Okay, here come the spoilers!!  Stop now if you don’t want to know what happens.

For me, the book got really interesting toward the end with the return of the prodigal mother.  Elna Conroy had abandoned her husband and children in the early 60s to escape to India where she had intended to minister to the needs of the poor with Mother Teresa of Calcutta.  But she somehow got re-routed to Bombay where she found plenty of poor people to serve right there.  Over the decades she traveled the world, living a life of poverty and service.  When Maeve’s illness draws her out of hiding to reunite with her children, Danny is stunned to see how warmly she is greeted by Maeve and the former household staff, Sandy, Jocelynn, even the adulterous Fluffy.  They all love her, they missed her, they admire her dedication to selfless service, they proclaim her a saint.  Danny—who was too young when she left to have any clear memory of her—is nonplussed.  He wants nothing to do with her but eventually—like the easy-going guy he is—he concedes to the many women in his life and makes an effort to welcome her back to the fold.

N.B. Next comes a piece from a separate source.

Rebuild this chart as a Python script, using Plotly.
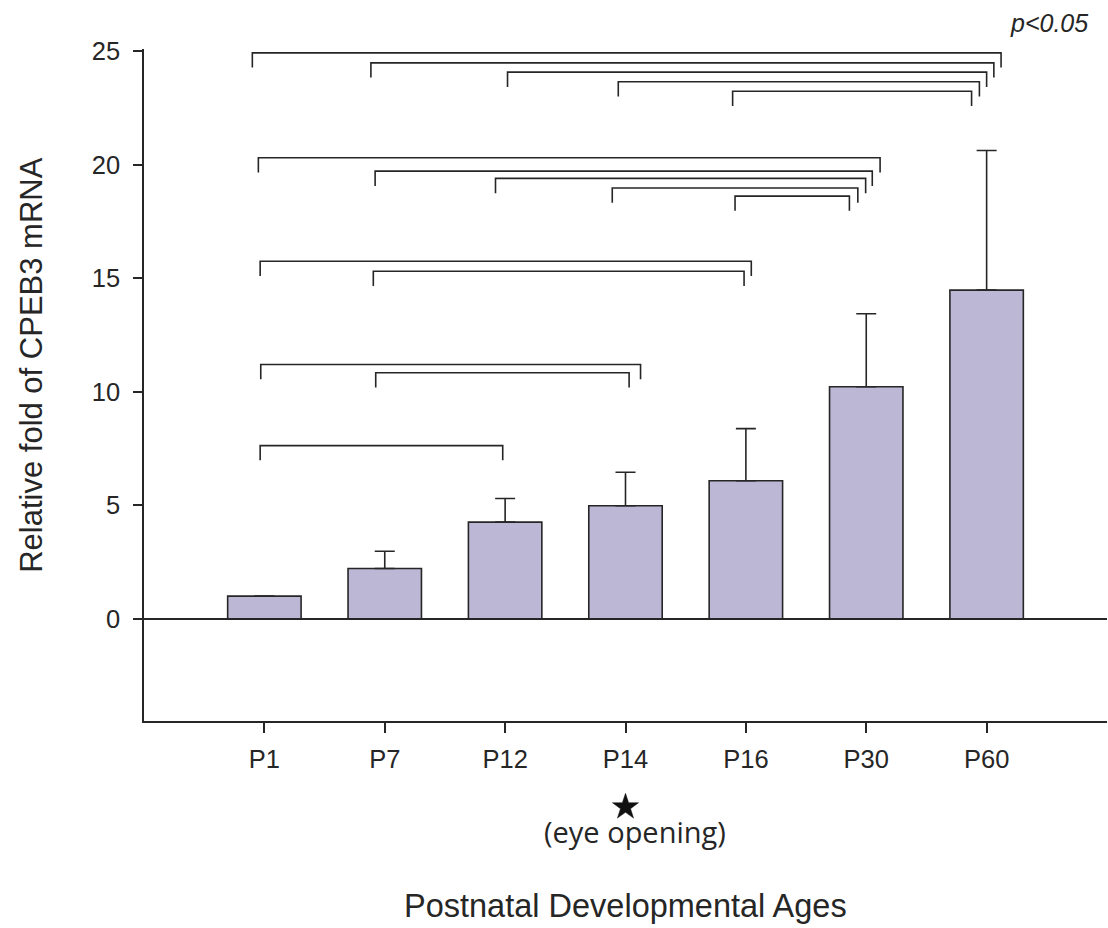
import math
import plotly.graph_objects as go

# Relative CPEB3 mRNA expression across postnatal ages (mean + SEM)
ages = ["P1", "P7", "P12", "P14", "P16", "P30", "P60"]
fold_mean = [1.0, 2.22, 4.26, 4.98, 6.08, 10.22, 14.48]
fold_err = [None, 0.76, 1.04, 1.48, 2.30, 3.22, 6.15]

# Significant pairwise comparisons (p<0.05): start age, end age, bracket height
cmp_from = ["P1", "P7", "P12", "P14", "P16",
            "P1", "P7", "P12", "P14", "P16",
            "P1", "P7",
            "P1", "P7",
            "P1"]
cmp_to = ["P60", "P60", "P60", "P60", "P60",
          "P30", "P30", "P30", "P30", "P30",
          "P16", "P16",
          "P14", "P14",
          "P12"]
cmp_level = [24.93, 24.49, 24.08, 23.66, 23.24,
             20.31, 19.72, 19.40, 18.98, 18.62,
             15.75, 15.31,
             11.20, 10.84,
             7.63]

# small horizontal nudges so nested brackets do not overlap at their ends
nudge_left = [-0.10, -0.115, 0.02, -0.06, -0.11,
              -0.05, -0.08, -0.08, -0.11, -0.09,
              -0.035, -0.095,
              -0.03, -0.075,
              -0.035]
nudge_right = [0.12, 0.06, 0.0, -0.06, -0.125,
               0.115, 0.05, -0.005, -0.07, -0.14,
               0.045, -0.015,
               0.125, 0.03,
               -0.02]
drop = 0.65

# the eye-opening age is flagged with a star under the axis
eye_opening_age = "P14"

INK = "#262626"
FONT = "Liberation Sans, Arial, sans-serif"

W, H = 1108, 928
M_L, M_R, M_T, M_B = 144, 1, 49, 207
X_RANGE = [-1, 7]
PLOT_W = W - M_L - M_R
PLOT_H = H - M_T - M_B

xpos = list(range(len(ages)))
idx = {a: i for i, a in enumerate(ages)}

fig = go.Figure()
fig.add_trace(go.Bar(
    x=xpos, y=fold_mean, width=0.61,
    marker=dict(color="#bdb7d6", line=dict(color=INK, width=1.6)),
    error_y=dict(type="data", symmetric=False, array=fold_err,
                 arrayminus=[0] * len(ages), color=INK, thickness=1.6, width=10),
    showlegend=False, hoverinfo="skip",
))

shapes = []
for a, b, lvl, nl, nr in zip(cmp_from, cmp_to, cmp_level, nudge_left, nudge_right):
    xl = idx[a] + nl
    xr = idx[b] + nr
    path = f"M {xl} {lvl - drop} L {xl} {lvl} L {xr} {lvl} L {xr} {lvl - drop}"
    shapes.append(dict(type="path", path=path, xref="x", yref="y",
                       line=dict(color=INK, width=1.6)))

# five-pointed star under the eye-opening tick, built in paper coordinates
star_cx = (idx[eye_opening_age] - X_RANGE[0]) / (X_RANGE[1] - X_RANGE[0])
star_cy = -86.0 / PLOT_H          # px below the x axis line
r_out, r_in = 13.7, 5.3           # px
pts = []
for k in range(10):
    ang = math.radians(90 + 36 * k)
    rad = r_out if k % 2 == 0 else r_in
    pts.append((star_cx + rad * math.cos(ang) / PLOT_W,
                star_cy + rad * math.sin(ang) / PLOT_H))
star_path = "M " + " L ".join(f"{px:.5f} {py:.5f}" for px, py in pts) + " Z"
shapes.append(dict(type="path", path=star_path, xref="paper", yref="paper",
                   fillcolor="#111111", line=dict(color="#111111", width=0.5)))

annotations = [
    dict(text="Relative fold of CPEB3 mRNA", textangle=-90, xref="paper", yref="paper",
         x=-0.117, y=0.5305, xanchor="center", yanchor="middle", showarrow=False,
         font=dict(family=FONT, size=31, color=INK)),
    dict(text="Postnatal Developmental Ages", xref="paper", yref="paper",
         x=0.5003, y=-0.2756, xanchor="center", yanchor="middle", showarrow=False,
         font=dict(family=FONT, size=32.5, color=INK)),
    dict(text="(eye opening)", xref="paper", yref="paper", x=0.5099, y=-0.165,
         xanchor="center", yanchor="middle", showarrow=False,
         font=dict(family="Open Sans", size=29, color=INK)),
    dict(text="<i>p&lt;0.05</i>", xref="paper", yref="paper", x=0.9398, y=1.0394,
         xanchor="center", yanchor="middle", showarrow=False,
         font=dict(family=FONT, size=25, color=INK)),
]

fig.update_layout(
    width=W, height=H,
    margin=dict(l=M_L, r=M_R, t=M_T, b=M_B),
    paper_bgcolor="white", plot_bgcolor="white",
    shapes=shapes, annotations=annotations,
    bargap=0.39,
)
fig.update_xaxes(
    range=X_RANGE, tickvals=xpos, ticktext=ages,
    showline=True, linecolor=INK, linewidth=1.6,
    ticks="outside", ticklen=10, tickwidth=1.6, tickcolor=INK,
    ticklabelstandoff=5,
    showgrid=False, zeroline=False,
    tickfont=dict(family=FONT, size=25.5, color=INK),
)
fig.update_yaxes(
    range=[-4.5, 25.1], tickvals=[0, 5, 10, 15, 20, 25],
    showline=True, linecolor=INK, linewidth=1.6,
    ticks="outside", ticklen=9, tickwidth=1.6, tickcolor=INK,
    ticklabelstandoff=8,
    showgrid=False, zeroline=True, zerolinecolor=INK, zerolinewidth=1.6,
    tickfont=dict(family=FONT, size=25.5, color=INK),
)

fig.write_html("out.html")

What is fascinating to me is the ultimate relationship of the two Mrs. Conroys.  Elna wants to see the Dutch House one more time and she dares to do something Maeve and Danny never would:  she walks up the driveway to meet step-mother Andrea.  When she learns that Andrea has advanced dementia and is in need of a care giver, she volunteers for duty.  Maeve is horrified, Danny is annoyed, but here she is, the perfect giver, presenting herself for canonization.

The two wives of the late Cyril Conroy would appear to be polar opposites:  one was repulsed by the ostentatious display of money the Dutch House represented, the other was an unabashed gold digger.  One spent a life of service to strangers, the other left her own husband’s children without means to support themselves, because, as she states, she was under no obligation to raise someone else’s children.  Both were extremes, but were either capable of intimacy?  Sure, Elna was friendly, chatty and beloved by many, but as Danny says, “Taking care of someone who doesn’t know you doesn’t make you a saint.”  She abandoned her own children to do so, not once, but twice.  And I guess you’ll have to read the book to see what I mean by that.  Do watch for the two separate scenes when each woman mistakes Danny for his late father Cyril.  I just liked them, finding the incidents meaningful and dramatic.

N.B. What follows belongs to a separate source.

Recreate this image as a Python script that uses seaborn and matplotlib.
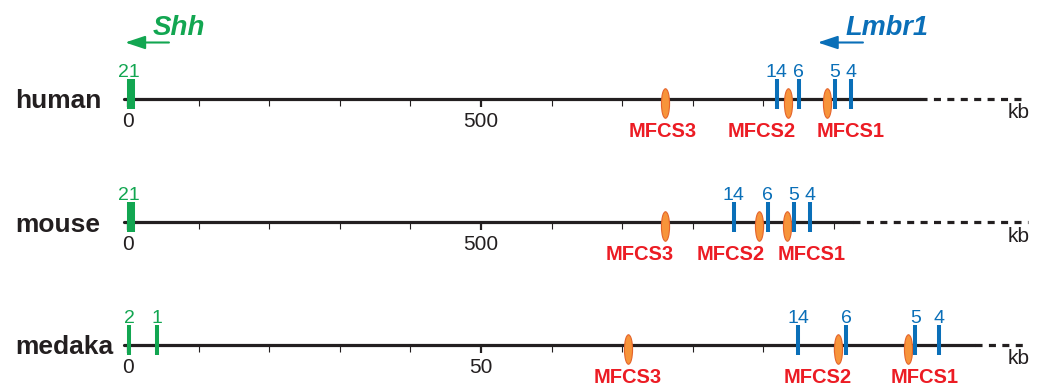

Likewise I found the ending to be satisfying and poignant.  Danny sees a woman who reminds him of his sister, suddenly realizing it is his daughter May.  It seems to indicate that the family will yet see another with the unmet potential of Maeve, whose brightness was clouded by misfortune and resentment.  But now, with patience and forgiveness, that talent will blossom in another form.  And the Dutch House itself goes on.